De belangrijkste reden om kritisch naar de argumenten van het kabinet te kijken schuilt in een andere belangrijke functie van het strafrecht. Strafrecht beoogt niet alleen een krachtig signaal af te geven dat bepaalde gedragingen niet worden getolereerd, maar beoogt ook de behoefte aan vergelding te binden aan rechtsregels en waarborgen. Daarmee wordt de mateloosheid die gepaard kan gaan met vergelding, aan banden gelegd. Het wordt aan de wetgever – een aantal wijze, verstandige en ervaren vertegenwoordigers van de samenleving – overgelaten om de emoties die strafbare feiten bij burgers kunnen oproepen, te kanaliseren in rationele en wetenschappelijk verantwoorde wetgeving.

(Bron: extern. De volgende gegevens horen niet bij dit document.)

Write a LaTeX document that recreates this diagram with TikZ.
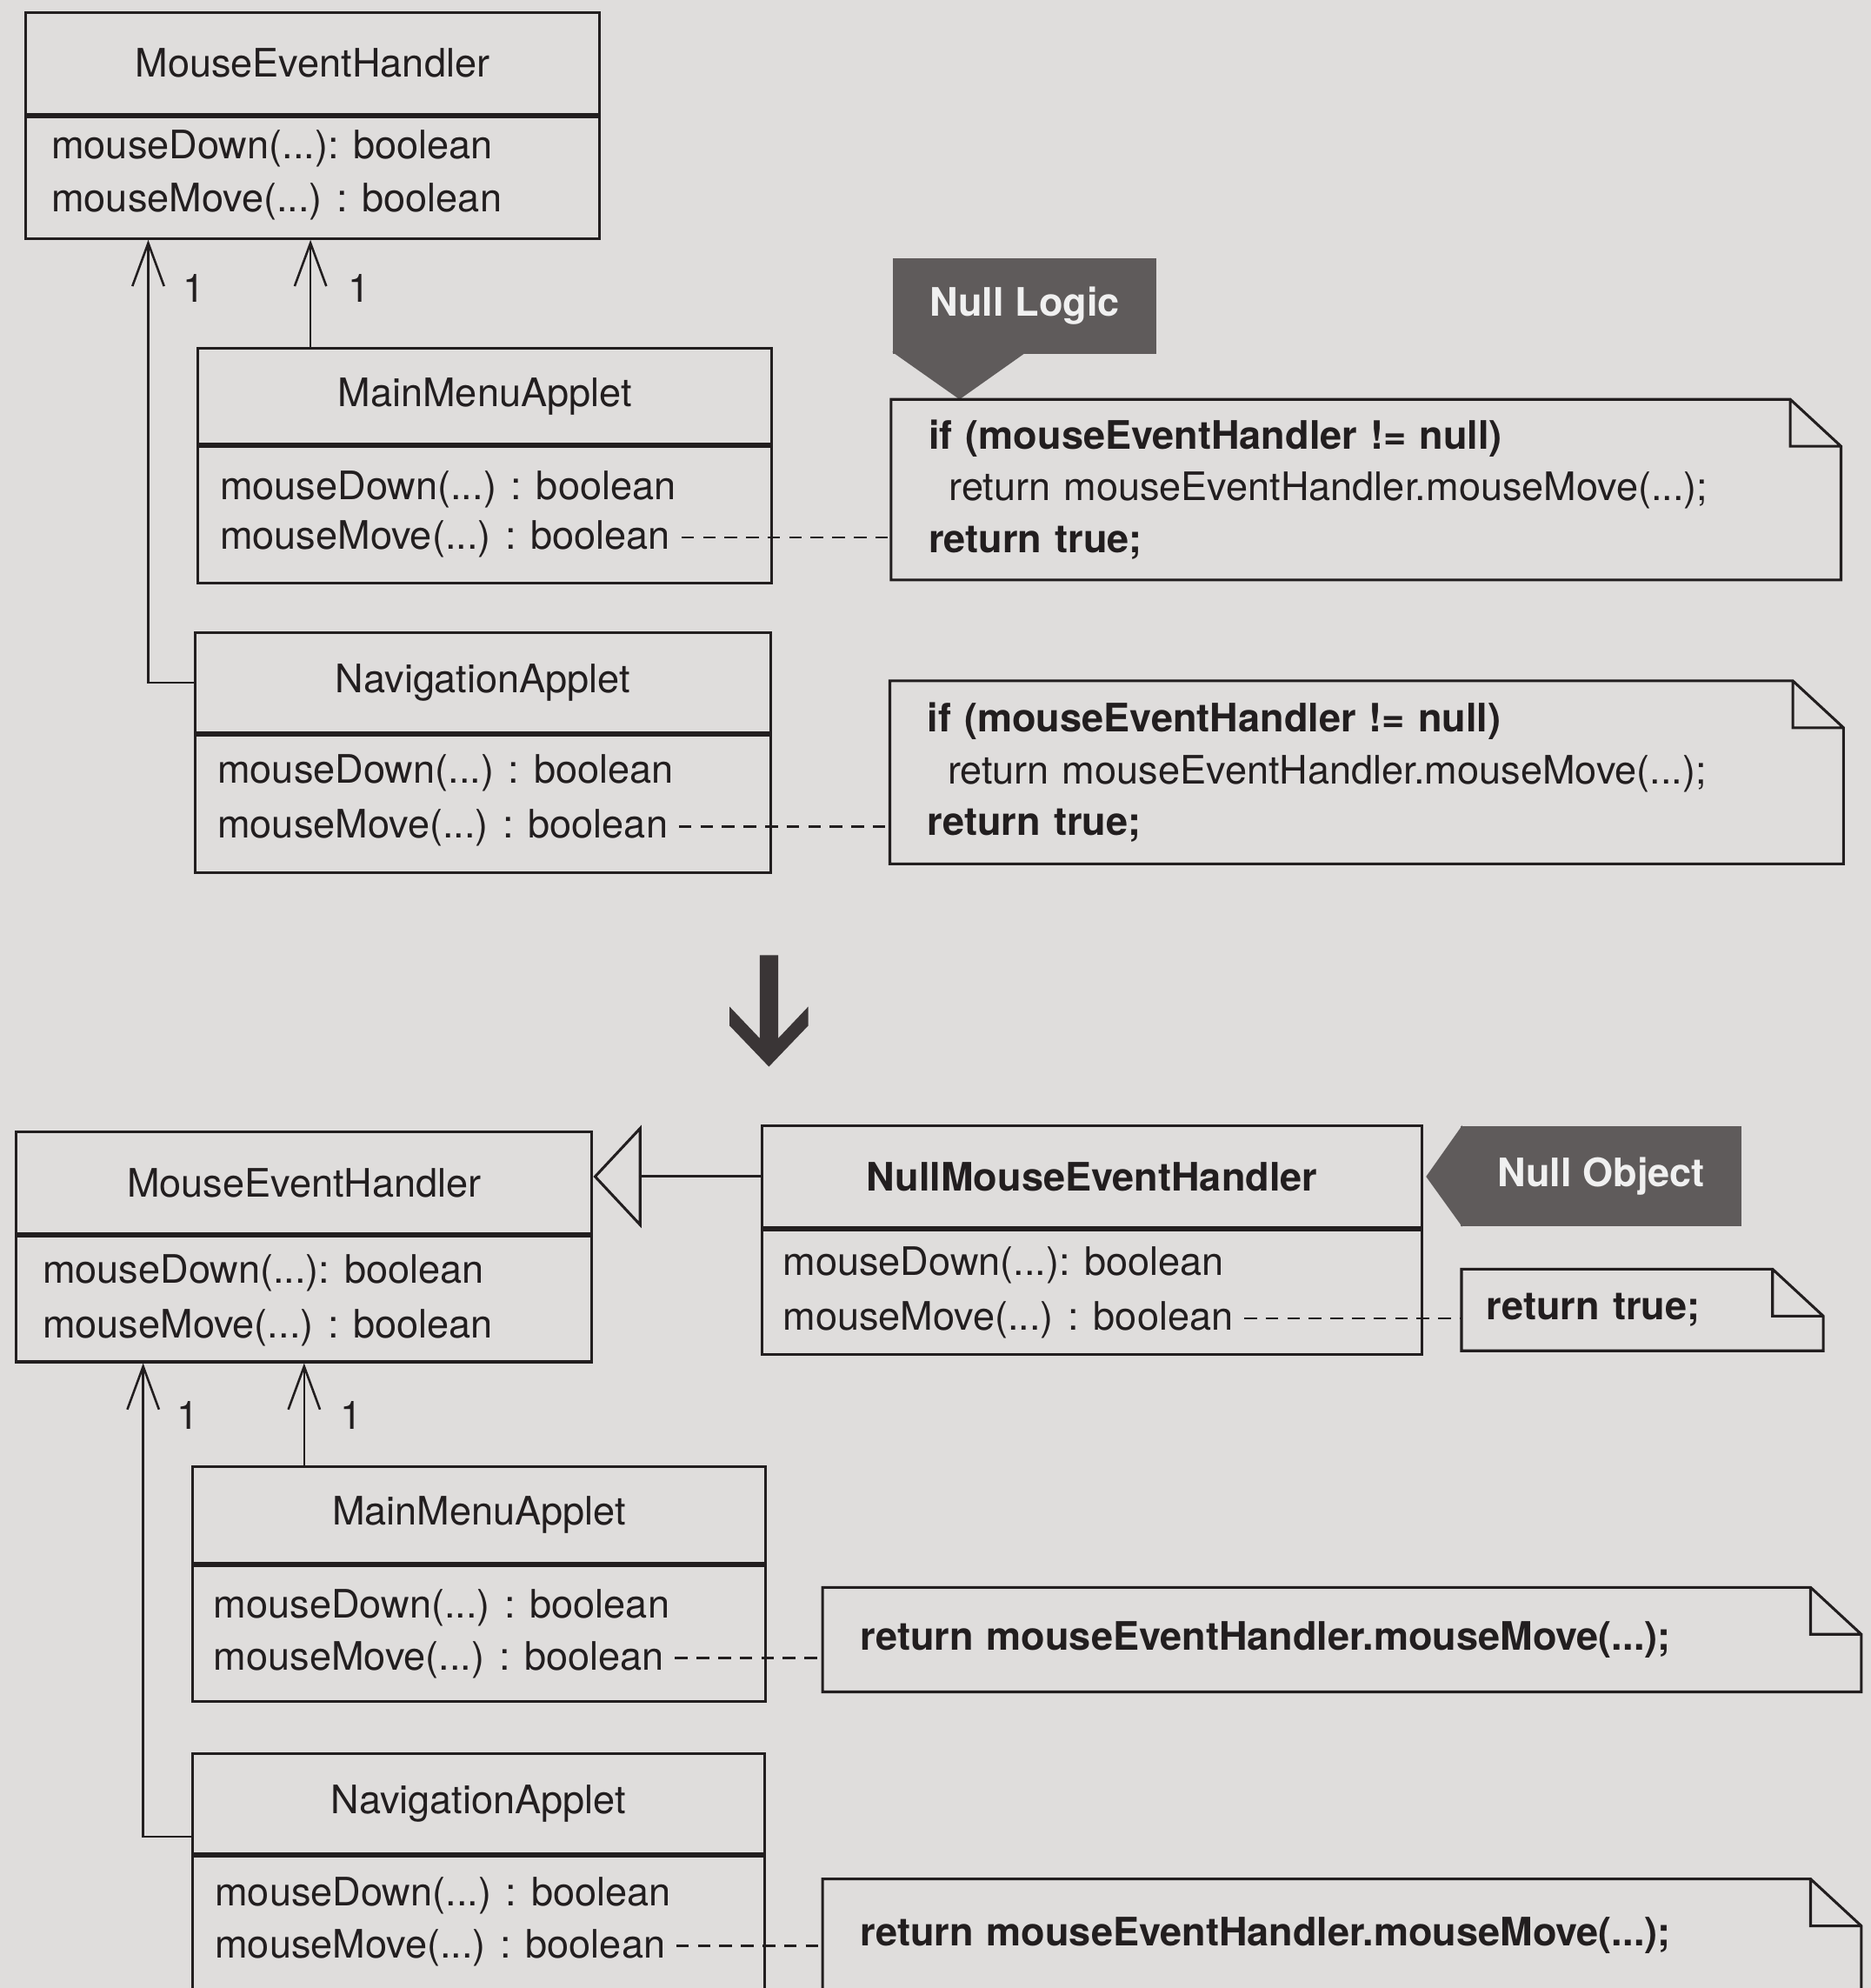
\documentclass[tikz,border=0pt]{standalone}
\usepackage{fontspec}
\setmainfont{TeX Gyre Heros}
\usetikzlibrary{arrows.meta,positioning}

\definecolor{paper}{HTML}{DFDDDC}
\definecolor{ink}{HTML}{221E1F}
\definecolor{tagfill}{HTML}{5F5B5B}
\definecolor{bigarrow}{HTML}{3A3536}

\newcommand{\umlfont}{\fontsize{8.8pt}{11.6pt}\selectfont}

\tikzset{
  clsname/.style={draw=ink, line width=0.6pt, rectangle, minimum height=0.8cm, inner sep=0pt, font=\umlfont, text=ink},
  clsbody/.style={draw=ink, line width=0.6pt, rectangle, anchor=north, inner sep=0pt},
  meth/.style={anchor=west, inner xsep=0.08cm, font=\umlfont, text=ink},
  notebox/.style={anchor=north west, align=left, inner xsep=0.29cm, font=\umlfont, text=ink},
  noteline/.style={draw=ink, line width=0.6pt, line join=miter},
  nav/.style={draw=ink, line width=0.5pt, -{Straight Barb[length=3.4mm,width=2.5mm]}},
  gen/.style={draw=ink, line width=0.6pt, -{Triangle[open,length=3.8mm,width=8.1mm]}},
  dashline/.style={draw=ink, line width=0.5pt, dash pattern=on 0.1cm off 0.07cm},
  tag/.style={fill=tagfill, text=white!94!black, font=\umlfont\bfseries, inner sep=0pt},
  mult/.style={font=\umlfont, text=ink, inner sep=0pt}
}

\begin{document}
\begin{tikzpicture}[x=1cm, y=-1cm]

      \useasboundingbox (0,0) rectangle (14.76,15.68);
      \clip (0,0) rectangle (14.76,15.68);
      \fill[paper] (0,0) rectangle (14.76,15.68);

      % before: null checks in every applet
      \node[clsname, minimum width=4.53cm] (aname) at (2.465,0.50) {MouseEventHandler};
      \node[clsbody, minimum width=4.53cm, minimum height=0.96cm] (abody) at (aname.south) {};
      \node[meth] (am1) at (0.32,1.17) {mouseDown(...): boolean};
      \node[meth] (am2) at (0.32,1.59) {mouseMove(...) : boolean};

      \node[clsname, minimum width=4.53cm, minimum height=0.75cm] (bname) at (3.825,3.125) {MainMenuApplet};
      \node[clsbody, minimum width=4.53cm, minimum height=1.08cm] (bbody) at (bname.south) {};
      \node[meth] (bm1) at (1.65,3.86) {mouseDown(...) : boolean};
      \node[meth] (bm2) at (1.65,4.25) {mouseMove(...) : boolean};

      \node[clsname, minimum width=4.54cm, minimum height=0.79cm] (cname) at (3.81,5.385) {NavigationApplet};
      \node[clsbody, minimum width=4.54cm, minimum height=1.08cm] (cbody) at (cname.south) {};
      \node[meth] (cm1) at (1.63,6.10) {mouseDown(...) : boolean};
      \node[meth] (cm2) at (1.63,6.53) {mouseMove(...) : boolean};

      \node[notebox, text width=6.90cm, minimum height=1.41cm] (n1) at (7.03,3.15)
        {\textbf{if (mouseEventHandler != null)}\\\hspace*{0.16cm}return mouseEventHandler.mouseMove(...);\\\textbf{return true;}};
      \node[notebox, text width=6.93cm, minimum height=1.43cm] (n2) at (7.02,5.37)
        {\textbf{if (mouseEventHandler != null)}\\\hspace*{0.16cm}return mouseEventHandler.mouseMove(...);\\\textbf{return true;}};

      \node[tag, minimum width=2.076cm, minimum height=0.75cm] (nl) at (8.084,2.414) {Null Logic};
      \fill[tagfill] ([yshift=0.02cm]nl.south west) -- ([xshift=0.54cm]n1.north west)
        -- ([xshift=1.06cm,yshift=0.02cm]nl.south west) -- cycle;

      \coordinate (bup) at ([xshift=0.90cm]bname.north west);
      \draw[nav] (bup) -- (bup |- abody.south);
      \coordinate (cleft) at ([xshift=-0.36cm]cname.west);
      \draw[nav] (cname.west) -- (cleft) -- (cleft |- abody.south);
      \node[mult] (mul1) at (1.53,2.275) {1};
      \node[mult] (mul2) at (2.835,2.275) {1};

      \draw[dashline] (bm2.mid east) -- (bm2.mid east -| n1.west);
      \draw[dashline] (cm2.mid east) -- (cm2.mid east -| n2.west);

      % refactoring arrow
      \fill[bigarrow] (5.994,7.533) -- (6.139,7.533) -- (6.139,8.19) -- (6.376,7.94) -- (6.376,8.09)
        -- (6.066,8.413) -- (5.756,8.09) -- (5.756,7.94) -- (5.994,8.19) -- cycle;

      % after: a null object
      \node[clsname, minimum width=4.54cm] (dname) at (2.40,9.33) {MouseEventHandler};
      \node[clsbody, minimum width=4.54cm, minimum height=0.99cm] (dbody) at (dname.south) {};
      \node[meth] (dm1) at (0.25,10.04) {mouseDown(...): boolean};
      \node[meth] (dm2) at (0.25,10.47) {mouseMove(...) : boolean};

      \node[clsname, minimum width=5.21cm, font=\umlfont\bfseries] (ename) at (8.615,9.28) {NullMouseEventHandler};
      \node[clsbody, minimum width=5.21cm, minimum height=0.98cm] (ebody) at (ename.south) {};
      \node[meth] (em1) at (6.09,9.98) {mouseDown(...): boolean};
      \node[meth] (em2) at (6.09,10.41) {mouseMove(...) : boolean};

      \node[tag, minimum width=2.217cm, minimum height=0.788cm] (no) at (12.632,9.276) {Null Object};
      \fill[tagfill] ([xshift=0.02cm]no.north west) -- ([xshift=0.02cm]ename.east)
        -- ([xshift=0.02cm]no.south west) -- cycle;

      \node[notebox, inner xsep=0.19cm, text width=2.46cm, minimum height=0.63cm] (n3) at (11.53,10.01) {\textbf{return true;}};

      \node[clsname, minimum width=4.52cm, minimum height=0.76cm] (gname) at (3.78,11.95) {MainMenuApplet};
      \node[clsbody, minimum width=4.52cm, minimum height=1.07cm] (gbody) at (gname.south) {};
      \node[meth] (gm1) at (1.60,12.68) {mouseDown(...) : boolean};
      \node[meth] (gm2) at (1.60,13.09) {mouseMove(...) : boolean};

      \node[clsname, minimum width=4.51cm, minimum height=0.79cm] (hname) at (3.775,14.225) {NavigationApplet};
      \node[clsbody, minimum width=4.51cm, minimum height=1.5cm] (hbody) at (hname.south) {};
      \node[meth] (hm1) at (1.61,14.95) {mouseDown(...) : boolean};
      \node[meth] (hm2) at (1.61,15.36) {mouseMove(...) : boolean};

      \node[notebox, text width=7.60cm, minimum height=0.81cm] (n4) at (6.49,12.52) {\textbf{return mouseEventHandler.mouseMove(...);}};
      \node[notebox, text width=7.60cm, minimum height=1.28cm, text depth=0.46cm] (n5) at (6.49,14.82) {\textbf{return mouseEventHandler.mouseMove(...);}};

      \draw[gen] (ename.west) -- (ename.west -| dname.east);
      \coordinate (gup) at ([xshift=0.89cm]gname.north west);
      \draw[nav] (gup) -- (gup |- dbody.south);
      \coordinate (hleft) at ([xshift=-0.38cm,yshift=-0.26cm]hname.west);
      \draw[nav] ([yshift=-0.26cm]hname.west) -- (hleft) -- (hleft |- dbody.south);
      \node[mult] (mul3) at (1.48,11.16) {1};
      \node[mult] (mul4) at (2.77,11.16) {1};

      \draw[dashline] (em2.mid east) -- (em2.mid east -| n3.west);
      \draw[dashline] (gm2.mid east) -- (gm2.mid east -| n4.west);
      \draw[dashline] (hm2.mid east) -- (hm2.mid east -| n5.west);

      % dog-eared note outlines
      \foreach \n in {n1,n2,n3,n4,n5}
        \draw[noteline] (\n.south west) -- (\n.north west) -- ([xshift=-0.4cm]\n.north east)
          -- ([yshift=-0.37cm]\n.north east) -- (\n.south east) -- cycle
          ([xshift=-0.4cm]\n.north east) |- ([yshift=-0.37cm]\n.north east);

    \end{tikzpicture}
\end{document}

Hoewel de wetgever de gevoelens in de samenleving zeker niet mag veronachtzamen, mag van hem meer worden verwacht dan dat hij zijn oren laat hangen naar de ‘vox populi’. In plaats van irrationele onrust- of onveiligheidsgevoelens als uitgangspunt te nemen, of misschien zelfs aan te wakkeren, dient de volksvertegenwoordiging deze te temperen en te beantwoorden met beschaafde, verstandige, redelijke en inhoudelijk verdedigbare wetgeving en beslissingen. ‘De roep om strengere straffen’ of een beroep op ‘de belangen van het slachtoffer’ zijn in die zin een zwaktebod. Ook de solidariteit met het slachtoffer mag nooit een legitimatie vormen voor mateloosheid in het strafrecht (zie mijn bijdrage in Themis 1999, nr. 6).
Kortom: voorkomen moet worden dat het door sommigen omarmde adagium ‘de markt heeft altijd gelijk’ wordt opgerekt tot ‘het volk heeft altijd gelijk’. Een verstandige wetgever weet wel beter.
Nico Kwakman is universitair docent aan de vakgroep Strafrecht en Criminologie van de Rijksuniversiteit Groningen.